In a coordinated stab at one of higher education’s most pressing
problems, some of the country’s largest university systems pledged last
Wednesday to cut in half the achievement gaps for minority and
low-income students on their campuses over the next eight years.
The announcement comes at a time of deep concern that, from everyday
undergraduates to the ranks of elite faculty, America’s colleges and
universities don’t look much like the country as a whole.
That point was also underscored last week by a new study tracking the
representation of women and minority faculty in elite science
departments, which found minorities are making little progress moving
up the ranks. Women are faring noticeably better than five years ago,
but still trail well behind men.
The 19 public university systems committed to halving by 2015 two key
gaps separating low-income and minority students from others — the
rates of attending college and of graduating.
Nationally, whites aged 25 to 29 are twice as likely as blacks and
three times as likely as Hispanics to have a college degree. And by age
24, high-income students are eight times more likely to have a
bachelor’s degree than low-income ones.
“Our nation’s fastest growing populations are our nation’s lowest
achievers,” said Tom Meredith, Mississippi’s higher education
commissioner. “So we agreed something had to be done.”

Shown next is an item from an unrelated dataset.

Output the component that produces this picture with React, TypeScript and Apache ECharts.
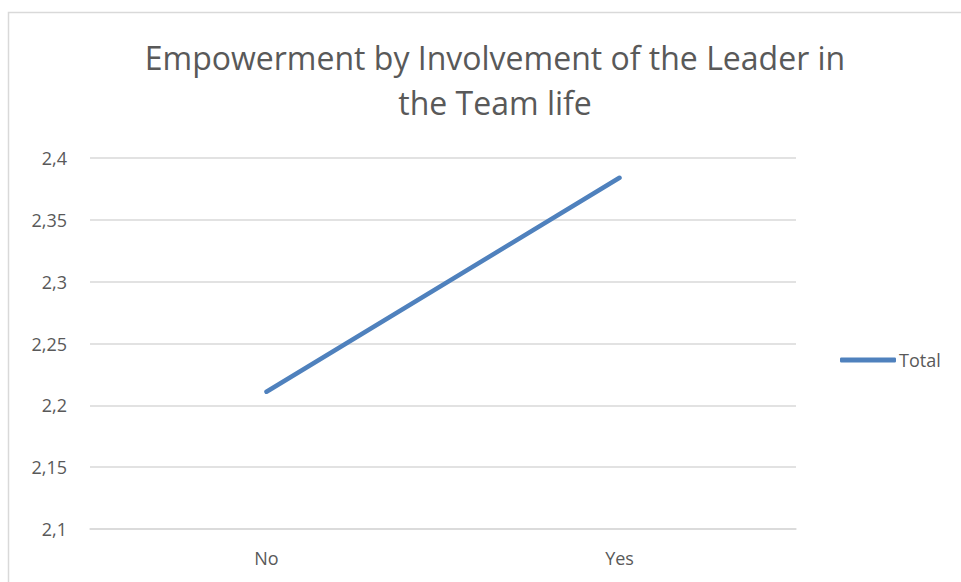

The plans include the giant state university systems of California,
Florida, New York as well as the City University of New York. Overall,
they educate about 2 million undergrads and about one-third of the
nation’s low-income and minority four-year college students.
“If they’re able to turn their system patterns around, it will have a
massive impact,” said Kati Haycock, president of The Education Trust, a
Washington-based group partnering in the program.
The systems have also committed to publicly reporting detailed data on
their progress, including figures that generally have not been
released, such as graduation rates for low-income students.
The question is whether the universities will go beyond the piecemeal
approaches that have typified higher education’s efforts to increase
diversity so far.
Acknowledging the K-12 system isn’t entirely to blame, the systems said
they would work together to wrestle with obstacles on their own
campuses, including rising tuition and living costs, financial aid used
to lure high-achieving students but that doesn’t get to the neediest,
and reforming giant, introductory courses where many students are lost.
College leaders added the effort has nothing to do with affirmative
action, but rather with hard work to get college-ready students into
and through college.
Plans for reaching the goal will vary from state to state. Louisiana,
for instance, will work to improve high demand courses and expand a
tuition discount program that encourages students to stay enrolled as
they get closer to a degree.
The dearth of women and minorities in top-level science departments is
an issue affecting far fewer people, but it, too, has attracted
widespread attention. Many universities, including Harvard, have taken
steps to try to improve conditions and mentoring for women scientists.
In the latest study, University of Oklahoma Professor Donna Nelson
found signs of some gains by women. For instance, at the 100 top-rated
programs, women account for 12.9 percent of all math faculty, compared
to 8.3 percent five years ago. Among physics faculty, they rose from
6.6 percent to 9.1 percent, and in civil engineering from 9.8 percent
to 13 percent.
Those and other fields also have seen substantial jumps in the
percentage of women earning doctorates — the pipeline to professorial
jobs.
But underrepresented minorities haven’t done as well. In some fields,
the proportion of faculty who are black, Hispanic or Native American
has actually declined — from 3.6 percent to 2.3 percent in the top-50
math programs, and from 4.3 percent to 3.6 percent in electrical
engineering.
Why are the numbers of women growing more quickly? Nelson says women
are reaching critical mass — for example, 20 percent of faculty — in
more fields. When that happens, students have more mentors and growth
accelerates.
By contrast, underrepresented minority students in the sciences and
engineering are often in departments with at most one or two such
faculty members.
There are just three black full professors in the top 100 computer
science programs nationally. In chemistry, most of the top 100 programs
have no black faculty, and only nine have two or more.